> **Problem details**: From the first line of the data below through the line bearing "const yMinorTicks = [0.25, 0.75, 1.25, 1.75, 2.25, 2.75]", reproduce each line exactly; do not include pictures.
━━━
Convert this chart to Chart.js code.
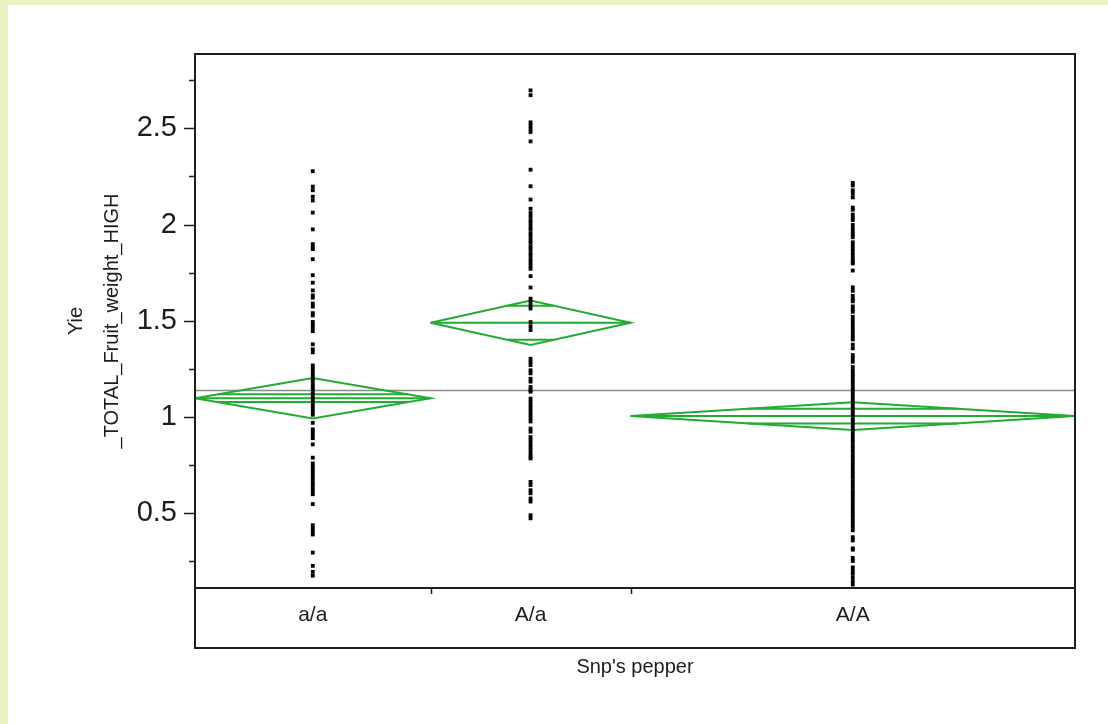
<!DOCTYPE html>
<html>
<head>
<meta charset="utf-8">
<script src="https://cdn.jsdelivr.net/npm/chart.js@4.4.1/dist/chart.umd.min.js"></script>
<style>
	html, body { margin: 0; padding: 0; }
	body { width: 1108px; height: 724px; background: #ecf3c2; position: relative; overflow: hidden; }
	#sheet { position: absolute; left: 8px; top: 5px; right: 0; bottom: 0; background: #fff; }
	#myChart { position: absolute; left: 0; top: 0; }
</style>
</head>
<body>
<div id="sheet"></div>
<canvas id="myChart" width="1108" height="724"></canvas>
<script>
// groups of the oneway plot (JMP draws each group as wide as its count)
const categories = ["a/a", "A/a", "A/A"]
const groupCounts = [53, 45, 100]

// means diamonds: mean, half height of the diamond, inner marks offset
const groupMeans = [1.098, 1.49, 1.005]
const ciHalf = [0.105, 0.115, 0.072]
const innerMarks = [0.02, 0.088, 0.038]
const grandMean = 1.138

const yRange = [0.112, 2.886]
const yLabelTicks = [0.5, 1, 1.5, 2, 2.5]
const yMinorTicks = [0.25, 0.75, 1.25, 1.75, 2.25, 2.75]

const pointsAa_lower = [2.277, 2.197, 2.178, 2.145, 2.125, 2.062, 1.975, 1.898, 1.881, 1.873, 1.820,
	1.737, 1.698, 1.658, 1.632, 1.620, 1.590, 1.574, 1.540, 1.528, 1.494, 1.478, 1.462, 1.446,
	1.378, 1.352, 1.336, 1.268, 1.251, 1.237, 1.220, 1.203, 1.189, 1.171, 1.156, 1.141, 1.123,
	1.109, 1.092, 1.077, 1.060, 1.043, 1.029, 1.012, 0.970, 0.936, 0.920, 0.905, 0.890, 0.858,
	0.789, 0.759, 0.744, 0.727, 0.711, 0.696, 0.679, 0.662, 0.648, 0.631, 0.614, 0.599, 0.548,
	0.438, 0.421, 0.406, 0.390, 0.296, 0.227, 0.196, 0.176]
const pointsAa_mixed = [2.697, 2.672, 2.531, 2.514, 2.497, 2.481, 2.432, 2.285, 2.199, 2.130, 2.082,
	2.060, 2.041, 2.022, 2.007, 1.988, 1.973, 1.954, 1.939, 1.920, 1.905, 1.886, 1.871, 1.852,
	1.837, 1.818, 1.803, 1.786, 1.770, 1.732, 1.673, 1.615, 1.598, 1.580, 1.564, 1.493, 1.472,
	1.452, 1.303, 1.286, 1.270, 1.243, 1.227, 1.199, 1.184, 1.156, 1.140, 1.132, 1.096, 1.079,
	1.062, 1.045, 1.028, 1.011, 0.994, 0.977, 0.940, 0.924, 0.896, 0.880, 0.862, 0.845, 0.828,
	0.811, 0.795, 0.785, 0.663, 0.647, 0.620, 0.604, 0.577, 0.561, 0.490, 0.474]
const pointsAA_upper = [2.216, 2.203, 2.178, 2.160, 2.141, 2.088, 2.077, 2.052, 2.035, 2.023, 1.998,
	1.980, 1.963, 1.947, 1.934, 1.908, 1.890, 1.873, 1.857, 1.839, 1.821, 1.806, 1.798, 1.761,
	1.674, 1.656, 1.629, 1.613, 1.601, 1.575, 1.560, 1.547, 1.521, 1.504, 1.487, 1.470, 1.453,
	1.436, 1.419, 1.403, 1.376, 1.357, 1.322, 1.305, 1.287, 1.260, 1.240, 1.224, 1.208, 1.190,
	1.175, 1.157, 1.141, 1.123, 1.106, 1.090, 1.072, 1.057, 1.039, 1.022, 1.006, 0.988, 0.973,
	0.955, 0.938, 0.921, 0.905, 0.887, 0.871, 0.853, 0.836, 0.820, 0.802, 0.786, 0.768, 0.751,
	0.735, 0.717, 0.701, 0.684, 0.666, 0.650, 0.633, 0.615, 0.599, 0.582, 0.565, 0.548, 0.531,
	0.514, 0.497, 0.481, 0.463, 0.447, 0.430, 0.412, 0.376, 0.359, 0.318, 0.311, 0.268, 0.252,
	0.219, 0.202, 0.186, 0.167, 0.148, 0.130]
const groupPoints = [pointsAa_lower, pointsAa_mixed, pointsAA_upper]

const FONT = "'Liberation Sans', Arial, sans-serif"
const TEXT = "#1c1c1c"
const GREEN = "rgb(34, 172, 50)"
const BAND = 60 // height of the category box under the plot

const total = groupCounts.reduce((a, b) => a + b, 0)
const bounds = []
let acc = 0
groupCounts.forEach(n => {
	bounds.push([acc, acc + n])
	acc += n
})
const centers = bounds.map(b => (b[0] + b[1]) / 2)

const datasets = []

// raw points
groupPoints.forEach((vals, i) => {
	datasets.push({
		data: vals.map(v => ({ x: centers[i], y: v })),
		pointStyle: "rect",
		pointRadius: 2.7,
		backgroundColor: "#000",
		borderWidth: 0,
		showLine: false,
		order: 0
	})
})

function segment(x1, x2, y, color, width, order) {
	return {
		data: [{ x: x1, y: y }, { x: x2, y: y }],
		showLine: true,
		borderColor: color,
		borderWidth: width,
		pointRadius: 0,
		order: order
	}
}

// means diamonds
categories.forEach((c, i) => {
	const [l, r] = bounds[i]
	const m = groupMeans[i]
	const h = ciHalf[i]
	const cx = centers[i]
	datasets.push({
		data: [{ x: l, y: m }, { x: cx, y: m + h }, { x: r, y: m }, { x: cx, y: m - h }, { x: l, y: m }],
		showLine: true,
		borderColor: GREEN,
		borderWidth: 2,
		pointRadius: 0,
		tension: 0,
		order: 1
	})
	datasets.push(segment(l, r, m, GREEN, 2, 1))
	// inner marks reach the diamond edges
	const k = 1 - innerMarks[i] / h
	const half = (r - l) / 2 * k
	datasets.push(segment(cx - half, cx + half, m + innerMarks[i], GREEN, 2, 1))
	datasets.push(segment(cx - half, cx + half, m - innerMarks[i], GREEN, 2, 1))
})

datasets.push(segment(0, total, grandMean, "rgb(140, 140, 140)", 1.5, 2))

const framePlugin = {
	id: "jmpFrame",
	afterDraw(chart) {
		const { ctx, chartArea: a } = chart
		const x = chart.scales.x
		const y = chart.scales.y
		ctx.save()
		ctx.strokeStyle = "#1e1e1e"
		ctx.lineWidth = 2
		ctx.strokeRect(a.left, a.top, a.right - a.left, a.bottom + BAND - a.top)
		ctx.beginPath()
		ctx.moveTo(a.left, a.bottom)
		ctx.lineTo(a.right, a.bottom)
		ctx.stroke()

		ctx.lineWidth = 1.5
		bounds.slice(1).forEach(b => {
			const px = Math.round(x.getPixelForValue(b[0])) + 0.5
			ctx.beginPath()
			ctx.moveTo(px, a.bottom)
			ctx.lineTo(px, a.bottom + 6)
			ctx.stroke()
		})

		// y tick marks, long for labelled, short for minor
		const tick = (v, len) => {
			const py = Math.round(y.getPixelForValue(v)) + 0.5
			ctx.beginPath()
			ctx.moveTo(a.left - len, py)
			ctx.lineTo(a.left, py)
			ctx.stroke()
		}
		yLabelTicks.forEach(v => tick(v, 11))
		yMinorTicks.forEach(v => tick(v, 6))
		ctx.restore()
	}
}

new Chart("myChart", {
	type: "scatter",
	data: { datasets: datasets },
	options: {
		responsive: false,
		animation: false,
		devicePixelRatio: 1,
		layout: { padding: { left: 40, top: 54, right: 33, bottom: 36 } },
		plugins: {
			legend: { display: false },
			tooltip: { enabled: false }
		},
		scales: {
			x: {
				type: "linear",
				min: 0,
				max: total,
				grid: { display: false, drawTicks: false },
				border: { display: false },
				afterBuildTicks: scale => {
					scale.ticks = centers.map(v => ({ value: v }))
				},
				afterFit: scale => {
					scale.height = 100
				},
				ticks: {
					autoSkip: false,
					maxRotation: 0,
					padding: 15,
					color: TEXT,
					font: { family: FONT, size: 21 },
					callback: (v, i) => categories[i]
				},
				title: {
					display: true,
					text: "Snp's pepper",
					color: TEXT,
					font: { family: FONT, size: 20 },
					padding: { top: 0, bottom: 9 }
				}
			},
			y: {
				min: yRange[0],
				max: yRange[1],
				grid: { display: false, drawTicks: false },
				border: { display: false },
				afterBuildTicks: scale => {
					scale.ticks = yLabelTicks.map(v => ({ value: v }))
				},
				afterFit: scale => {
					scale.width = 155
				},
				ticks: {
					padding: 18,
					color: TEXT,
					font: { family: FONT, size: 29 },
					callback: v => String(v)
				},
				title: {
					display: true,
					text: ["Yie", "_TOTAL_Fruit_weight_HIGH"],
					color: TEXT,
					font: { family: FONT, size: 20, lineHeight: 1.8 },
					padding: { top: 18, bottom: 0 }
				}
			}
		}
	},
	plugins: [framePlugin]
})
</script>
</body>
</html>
━━━
> **Finished task**:
Convert this chart to Chart.js code.
<!DOCTYPE html>
<html>
<head>
<meta charset="utf-8">
<script src="https://cdn.jsdelivr.net/npm/chart.js@4.4.1/dist/chart.umd.min.js"></script>
<style>
	html, body { margin: 0; padding: 0; }
	body { width: 1108px; height: 724px; background: #ecf3c2; position: relative; overflow: hidden; }
	#sheet { position: absolute; left: 8px; top: 5px; right: 0; bottom: 0; background: #fff; }
	#myChart { position: absolute; left: 0; top: 0; }
</style>
</head>
<body>
<div id="sheet"></div>
<canvas id="myChart" width="1108" height="724"></canvas>
<script>
// groups of the oneway plot (JMP draws each group as wide as its count)
const categories = ["a/a", "A/a", "A/A"]
const groupCounts = [53, 45, 100]

// means diamonds: mean, half height of the diamond, inner marks offset
const groupMeans = [1.098, 1.49, 1.005]
const ciHalf = [0.105, 0.115, 0.072]
const innerMarks = [0.02, 0.088, 0.038]
const grandMean = 1.138

const yRange = [0.112, 2.886]
const yLabelTicks = [0.5, 1, 1.5, 2, 2.5]
const yMinorTicks = [0.25, 0.75, 1.25, 1.75, 2.25, 2.75]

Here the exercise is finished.